TWO SOUPS IN ONE! Zuppa Toscana and Tuscan White Bean Soup!

by Layla suzette
Zuppa Toscana and Tuscan White Bean Soup

Food from the region of Tuscany, Italy is very flavorful and I like its diversity. Tuscany is located in Central Italy, between poor South and industrial North. This is very well represented in its cuisine. Some dishes will have more of a peasant style and some will have more sophisticated ingredients. I have decided to combine ingredients from two famous soups today: Zuppa Toscana and Tuscan White bean Soup. The result is amazing! You just have to try it!

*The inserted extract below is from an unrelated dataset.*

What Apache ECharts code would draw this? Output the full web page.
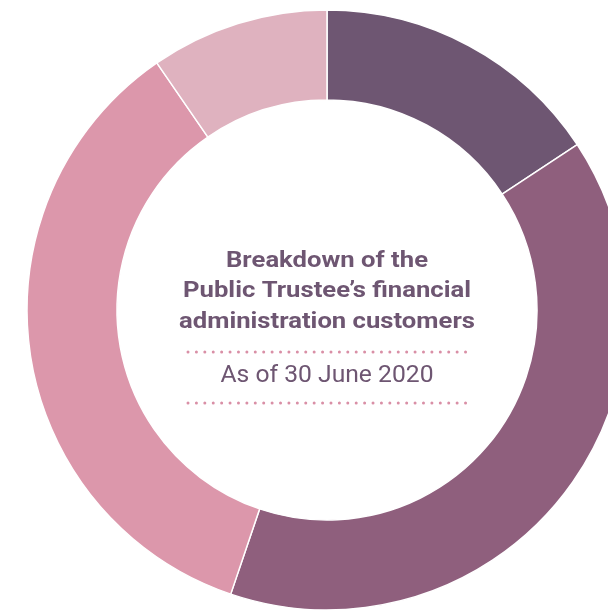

Zuppa Toscana and Tuscan White Bean Soup

Zuppa Toscana and Tuscan White Bean Soup

Rating: 5.0/5
( 1 voted )


  • 2-3 medium carrots (sliced)
  • 2-3 stalks celery (sliced)
  • 1 medium onion (cubed)
  • 3 cloves garlic (chopped)
  • 2-3 Yukon gold potatoes (sliced)
  • 4 cups fresh kale (chopped)
  • Fresh herbs: parsley, thyme, oregano (chopped)
  • 1 can of white beans (drained)
  • salt, pepper, red pepper flakes to taste
  • 1 lb Italian sausage
  • ½ lb Pancetta (cubed)
  • 1½ cups heavy cream
  • 3-4 qt either chicken stock or chicken and vegetable stock(combined).
  • I have 8 Qt pot, so used 4 Qt of liquid.


  1. Slice and dice all vegetables and herbs.
  2. Cube Pancetta.
  3. In a large pot, add about 2 tbs of Good Olive Oil.
  4. Brown Pancetta first, then add cubed onion and garlic.
  5. Saute until onion is translucent.
  6. Add the sausage meat and brown slightly.
  7. Then add celery and carrots. Saute for a couple of minutes.
  8. Add stocks and let the soup simmer for 30 minutes.
  9. Add Kale and let simmer for 20 minutes.
  10. Then add potatoes and beans.
  11. Let the soup simmer until potatoes are fork-tender.
  12. Then add cream.
  13. Adjust seasonings and add fresh herbs.
  14. Turn off the heat and let soup rest for 20 minutes.
  15. You can grill some Italian bread to enjoy your soup with!